7. Надежда. В данном примере отчаянная надежда девушки на то, что её семья сможет воспользоваться спрятанным передатчиком, находит отражение в использовании в речи МС ЭН really:

He says, «We could still turn it in. Say we overlooked it?» «The deadline was yesterday at noon.» «They might understand.»

«Uncle, do you really believe they will understand that you have overlooked a transmitter that can reach England?» [350]

8. Спокойствие. В следующем примере уверенность говорящего, эксплицируемая МГ ЭН must, и его способность хладнокровно рассуждать помогают девушке расслабиться:

«They ll hear everything.» ...

«There must be something good on the radio ... . Wouldn t some music be nice?» [354]

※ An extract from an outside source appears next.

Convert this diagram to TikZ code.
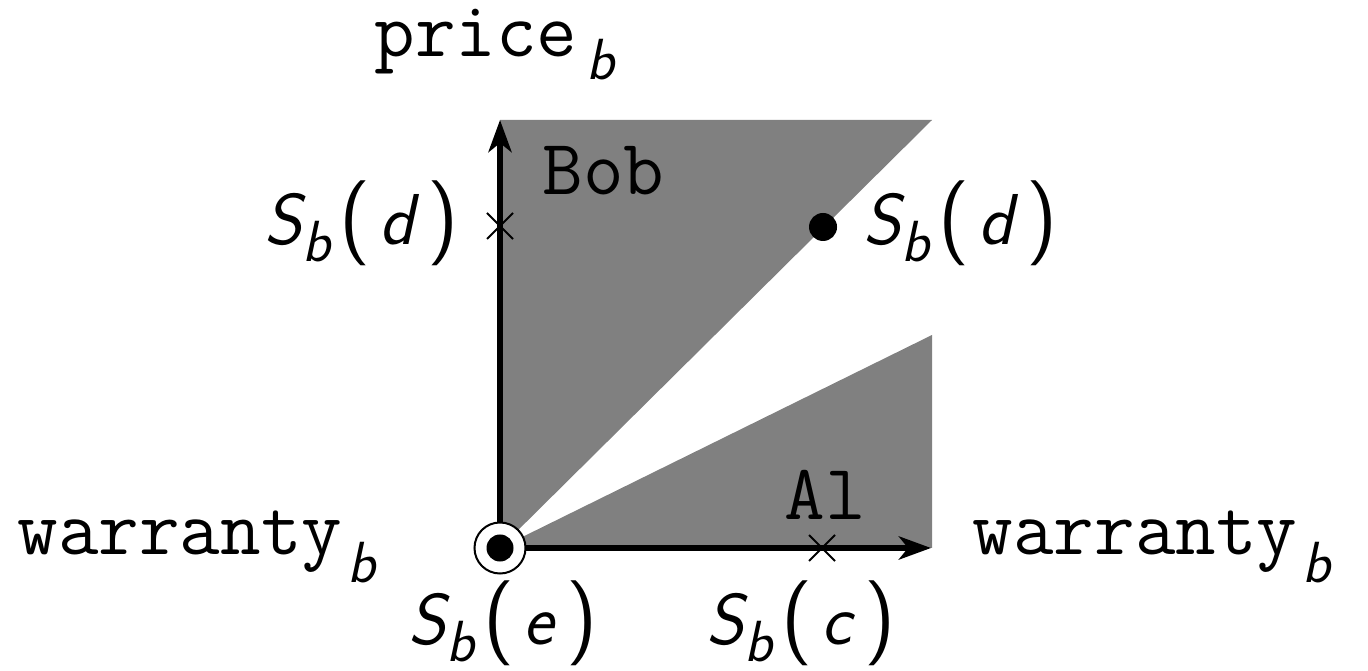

9. Жалость / сочувствие. В приведённом ниже примере страдания говорящего, вызванные неразделёнными чувствами к собеседнице и отмеченные использованием МГ ЭН в отрицательной форме can t, вызывают сочувствие с её стороны:

«I tell myself this can t go on, but it goes on anyway. There isn t anything I can do.» ...

«I m sorry for you,» she said softly [354].

10. Раздражение. Желая сделать комплимент хозяйке дома и отметить её творческий талант, полицейский вводит в пропозицию высказывания МГ и МС ЭН must и in fact, однако это вызывает лишь раздражение у девушки, поскольку полицейский забрал её альбом с рисунками:

«Strawberry Princess,» he said, looking up. «You must a been flattered by that.» Hatsue didn t answer. «It s a good picture,» added Wilson. «It looks like you. Looks just like you, in fact» [354].

11. Злость, ярость. Проиллюстрируем примером, в котором девушка испытывает злость на границе с яростью из-за лжи матери и осознания того, как тяжела была жизнь их служанки в чужом городе, маркируя это МГ ЭН must:

«I never thought Constantine would go to Illinois with her, Eugenia. Honestly, I was ... sorry to see her go.»

«You weren t,» I say. I think about Constantine, after living fifty years in the country, sitting in a tiny apartment in Chicago. How lonely she must ve felt. How bad her knees must ve felt in that cold [370].